● **Written exercise**: Copy every line of the data exactly, leaving nothing out.

------------------------------------------------------------

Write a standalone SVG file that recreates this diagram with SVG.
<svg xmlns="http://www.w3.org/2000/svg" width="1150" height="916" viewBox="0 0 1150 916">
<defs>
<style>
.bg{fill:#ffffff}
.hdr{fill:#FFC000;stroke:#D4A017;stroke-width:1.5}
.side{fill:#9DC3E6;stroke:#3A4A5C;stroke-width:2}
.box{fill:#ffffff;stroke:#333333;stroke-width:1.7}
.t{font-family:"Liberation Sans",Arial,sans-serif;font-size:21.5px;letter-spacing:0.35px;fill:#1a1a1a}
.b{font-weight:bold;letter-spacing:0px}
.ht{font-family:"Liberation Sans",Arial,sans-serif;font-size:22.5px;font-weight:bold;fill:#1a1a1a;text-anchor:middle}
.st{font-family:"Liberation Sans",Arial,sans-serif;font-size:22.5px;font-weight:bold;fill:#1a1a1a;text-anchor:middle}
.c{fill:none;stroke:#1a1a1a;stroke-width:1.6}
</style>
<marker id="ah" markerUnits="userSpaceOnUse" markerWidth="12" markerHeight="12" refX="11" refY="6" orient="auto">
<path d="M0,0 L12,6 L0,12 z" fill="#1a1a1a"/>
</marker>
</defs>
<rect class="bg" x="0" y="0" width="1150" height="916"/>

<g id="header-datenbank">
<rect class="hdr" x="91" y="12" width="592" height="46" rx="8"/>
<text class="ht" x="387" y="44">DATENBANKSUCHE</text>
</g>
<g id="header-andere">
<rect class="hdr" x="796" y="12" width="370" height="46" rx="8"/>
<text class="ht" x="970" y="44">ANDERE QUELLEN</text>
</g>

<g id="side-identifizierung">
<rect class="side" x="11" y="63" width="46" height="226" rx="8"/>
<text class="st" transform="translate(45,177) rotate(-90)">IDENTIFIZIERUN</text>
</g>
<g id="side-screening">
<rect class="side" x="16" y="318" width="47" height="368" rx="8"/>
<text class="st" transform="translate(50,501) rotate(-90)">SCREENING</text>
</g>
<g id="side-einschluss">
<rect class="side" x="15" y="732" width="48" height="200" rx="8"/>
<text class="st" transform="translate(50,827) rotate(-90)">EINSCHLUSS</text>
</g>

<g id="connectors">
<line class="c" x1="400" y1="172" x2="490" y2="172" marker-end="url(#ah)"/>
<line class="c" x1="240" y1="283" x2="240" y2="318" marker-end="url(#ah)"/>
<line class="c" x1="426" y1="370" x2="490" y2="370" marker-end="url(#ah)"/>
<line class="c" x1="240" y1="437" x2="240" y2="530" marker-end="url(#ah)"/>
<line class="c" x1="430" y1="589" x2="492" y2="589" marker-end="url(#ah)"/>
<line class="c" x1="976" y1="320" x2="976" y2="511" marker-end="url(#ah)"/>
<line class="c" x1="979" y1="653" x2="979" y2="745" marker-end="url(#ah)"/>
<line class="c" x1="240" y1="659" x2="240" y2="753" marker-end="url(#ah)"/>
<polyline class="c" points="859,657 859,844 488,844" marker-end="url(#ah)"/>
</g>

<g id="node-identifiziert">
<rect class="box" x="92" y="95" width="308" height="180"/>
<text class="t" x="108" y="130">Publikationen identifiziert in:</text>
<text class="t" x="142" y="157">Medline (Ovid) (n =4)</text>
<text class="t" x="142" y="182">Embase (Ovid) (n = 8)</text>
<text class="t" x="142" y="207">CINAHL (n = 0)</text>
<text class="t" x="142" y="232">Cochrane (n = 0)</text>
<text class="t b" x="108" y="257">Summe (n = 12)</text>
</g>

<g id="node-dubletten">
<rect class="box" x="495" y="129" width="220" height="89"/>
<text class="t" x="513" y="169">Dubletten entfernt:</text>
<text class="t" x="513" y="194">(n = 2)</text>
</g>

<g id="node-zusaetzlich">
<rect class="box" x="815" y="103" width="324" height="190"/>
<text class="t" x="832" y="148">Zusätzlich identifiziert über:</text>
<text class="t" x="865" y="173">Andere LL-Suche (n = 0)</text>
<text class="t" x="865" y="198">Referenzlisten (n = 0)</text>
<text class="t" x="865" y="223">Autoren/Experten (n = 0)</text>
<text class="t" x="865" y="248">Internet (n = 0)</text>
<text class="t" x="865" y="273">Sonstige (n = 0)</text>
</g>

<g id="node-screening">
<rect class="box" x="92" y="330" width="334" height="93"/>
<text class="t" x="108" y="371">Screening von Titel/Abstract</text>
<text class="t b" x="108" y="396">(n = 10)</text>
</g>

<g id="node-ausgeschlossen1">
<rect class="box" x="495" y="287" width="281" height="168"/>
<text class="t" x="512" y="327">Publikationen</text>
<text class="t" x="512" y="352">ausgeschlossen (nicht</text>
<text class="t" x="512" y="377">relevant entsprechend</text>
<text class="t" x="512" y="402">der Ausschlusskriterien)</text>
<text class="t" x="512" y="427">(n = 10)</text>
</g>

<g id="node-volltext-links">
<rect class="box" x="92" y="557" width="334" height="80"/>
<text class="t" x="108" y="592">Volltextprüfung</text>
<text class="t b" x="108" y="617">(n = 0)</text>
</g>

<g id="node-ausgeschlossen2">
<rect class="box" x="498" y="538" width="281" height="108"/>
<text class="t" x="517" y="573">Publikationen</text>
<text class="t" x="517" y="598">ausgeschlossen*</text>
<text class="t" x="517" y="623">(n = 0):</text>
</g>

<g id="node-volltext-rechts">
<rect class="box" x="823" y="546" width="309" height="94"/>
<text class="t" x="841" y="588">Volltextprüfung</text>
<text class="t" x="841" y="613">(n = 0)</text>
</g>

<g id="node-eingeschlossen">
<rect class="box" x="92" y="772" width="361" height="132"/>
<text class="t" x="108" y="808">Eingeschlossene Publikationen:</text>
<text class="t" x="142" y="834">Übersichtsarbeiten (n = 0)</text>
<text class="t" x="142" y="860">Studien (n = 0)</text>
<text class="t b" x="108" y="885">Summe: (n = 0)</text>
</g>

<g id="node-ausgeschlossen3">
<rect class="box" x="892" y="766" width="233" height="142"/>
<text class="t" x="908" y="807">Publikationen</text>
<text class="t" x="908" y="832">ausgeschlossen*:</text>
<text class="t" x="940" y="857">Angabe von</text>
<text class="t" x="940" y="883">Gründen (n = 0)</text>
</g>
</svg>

------------------------------------------------------------

● **Task answer**:
Write a standalone SVG file that recreates this diagram with SVG.
<svg xmlns="http://www.w3.org/2000/svg" width="1150" height="916" viewBox="0 0 1150 916">
<defs>
<style>
.bg{fill:#ffffff}
.hdr{fill:#FFC000;stroke:#D4A017;stroke-width:1.5}
.side{fill:#9DC3E6;stroke:#3A4A5C;stroke-width:2}
.box{fill:#ffffff;stroke:#333333;stroke-width:1.7}
.t{font-family:"Liberation Sans",Arial,sans-serif;font-size:21.5px;letter-spacing:0.35px;fill:#1a1a1a}
.b{font-weight:bold;letter-spacing:0px}
.ht{font-family:"Liberation Sans",Arial,sans-serif;font-size:22.5px;font-weight:bold;fill:#1a1a1a;text-anchor:middle}
.st{font-family:"Liberation Sans",Arial,sans-serif;font-size:22.5px;font-weight:bold;fill:#1a1a1a;text-anchor:middle}
.c{fill:none;stroke:#1a1a1a;stroke-width:1.6}
</style>
<marker id="ah" markerUnits="userSpaceOnUse" markerWidth="12" markerHeight="12" refX="11" refY="6" orient="auto">
<path d="M0,0 L12,6 L0,12 z" fill="#1a1a1a"/>
</marker>
</defs>
<rect class="bg" x="0" y="0" width="1150" height="916"/>

<g id="header-datenbank">
<rect class="hdr" x="91" y="12" width="592" height="46" rx="8"/>
<text class="ht" x="387" y="44">DATENBANKSUCHE</text>
</g>
<g id="header-andere">
<rect class="hdr" x="796" y="12" width="370" height="46" rx="8"/>
<text class="ht" x="970" y="44">ANDERE QUELLEN</text>
</g>

<g id="side-identifizierung">
<rect class="side" x="11" y="63" width="46" height="226" rx="8"/>
<text class="st" transform="translate(45,177) rotate(-90)">IDENTIFIZIERUN</text>
</g>
<g id="side-screening">
<rect class="side" x="16" y="318" width="47" height="368" rx="8"/>
<text class="st" transform="translate(50,501) rotate(-90)">SCREENING</text>
</g>
<g id="side-einschluss">
<rect class="side" x="15" y="732" width="48" height="200" rx="8"/>
<text class="st" transform="translate(50,827) rotate(-90)">EINSCHLUSS</text>
</g>

<g id="connectors">
<line class="c" x1="400" y1="172" x2="490" y2="172" marker-end="url(#ah)"/>
<line class="c" x1="240" y1="283" x2="240" y2="318" marker-end="url(#ah)"/>
<line class="c" x1="426" y1="370" x2="490" y2="370" marker-end="url(#ah)"/>
<line class="c" x1="240" y1="437" x2="240" y2="530" marker-end="url(#ah)"/>
<line class="c" x1="430" y1="589" x2="492" y2="589" marker-end="url(#ah)"/>
<line class="c" x1="976" y1="320" x2="976" y2="511" marker-end="url(#ah)"/>
<line class="c" x1="979" y1="653" x2="979" y2="745" marker-end="url(#ah)"/>
<line class="c" x1="240" y1="659" x2="240" y2="753" marker-end="url(#ah)"/>
<polyline class="c" points="859,657 859,844 488,844" marker-end="url(#ah)"/>
</g>

<g id="node-identifiziert">
<rect class="box" x="92" y="95" width="308" height="180"/>
<text class="t" x="108" y="130">Publikationen identifiziert in:</text>
<text class="t" x="142" y="157">Medline (Ovid) (n =4)</text>
<text class="t" x="142" y="182">Embase (Ovid) (n = 8)</text>
<text class="t" x="142" y="207">CINAHL (n = 0)</text>
<text class="t" x="142" y="232">Cochrane (n = 0)</text>
<text class="t b" x="108" y="257">Summe (n = 12)</text>
</g>

<g id="node-dubletten">
<rect class="box" x="495" y="129" width="220" height="89"/>
<text class="t" x="513" y="169">Dubletten entfernt:</text>
<text class="t" x="513" y="194">(n = 2)</text>
</g>

<g id="node-zusaetzlich">
<rect class="box" x="815" y="103" width="324" height="190"/>
<text class="t" x="832" y="148">Zusätzlich identifiziert über:</text>
<text class="t" x="865" y="173">Andere LL-Suche (n = 0)</text>
<text class="t" x="865" y="198">Referenzlisten (n = 0)</text>
<text class="t" x="865" y="223">Autoren/Experten (n = 0)</text>
<text class="t" x="865" y="248">Internet (n = 0)</text>
<text class="t" x="865" y="273">Sonstige (n = 0)</text>
</g>

<g id="node-screening">
<rect class="box" x="92" y="330" width="334" height="93"/>
<text class="t" x="108" y="371">Screening von Titel/Abstract</text>
<text class="t b" x="108" y="396">(n = 10)</text>
</g>

<g id="node-ausgeschlossen1">
<rect class="box" x="495" y="287" width="281" height="168"/>
<text class="t" x="512" y="327">Publikationen</text>
<text class="t" x="512" y="352">ausgeschlossen (nicht</text>
<text class="t" x="512" y="377">relevant entsprechend</text>
<text class="t" x="512" y="402">der Ausschlusskriterien)</text>
<text class="t" x="512" y="427">(n = 10)</text>
</g>

<g id="node-volltext-links">
<rect class="box" x="92" y="557" width="334" height="80"/>
<text class="t" x="108" y="592">Volltextprüfung</text>
<text class="t b" x="108" y="617">(n = 0)</text>
</g>

<g id="node-ausgeschlossen2">
<rect class="box" x="498" y="538" width="281" height="108"/>
<text class="t" x="517" y="573">Publikationen</text>
<text class="t" x="517" y="598">ausgeschlossen*</text>
<text class="t" x="517" y="623">(n = 0):</text>
</g>

<g id="node-volltext-rechts">
<rect class="box" x="823" y="546" width="309" height="94"/>
<text class="t" x="841" y="588">Volltextprüfung</text>
<text class="t" x="841" y="613">(n = 0)</text>
</g>

<g id="node-eingeschlossen">
<rect class="box" x="92" y="772" width="361" height="132"/>
<text class="t" x="108" y="808">Eingeschlossene Publikationen:</text>
<text class="t" x="142" y="834">Übersichtsarbeiten (n = 0)</text>
<text class="t" x="142" y="860">Studien (n = 0)</text>
<text class="t b" x="108" y="885">Summe: (n = 0)</text>
</g>

<g id="node-ausgeschlossen3">
<rect class="box" x="892" y="766" width="233" height="142"/>
<text class="t" x="908" y="807">Publikationen</text>
<text class="t" x="908" y="832">ausgeschlossen*:</text>
<text class="t" x="940" y="857">Angabe von</text>
<text class="t" x="940" y="883">Gründen (n = 0)</text>
</g>
</svg>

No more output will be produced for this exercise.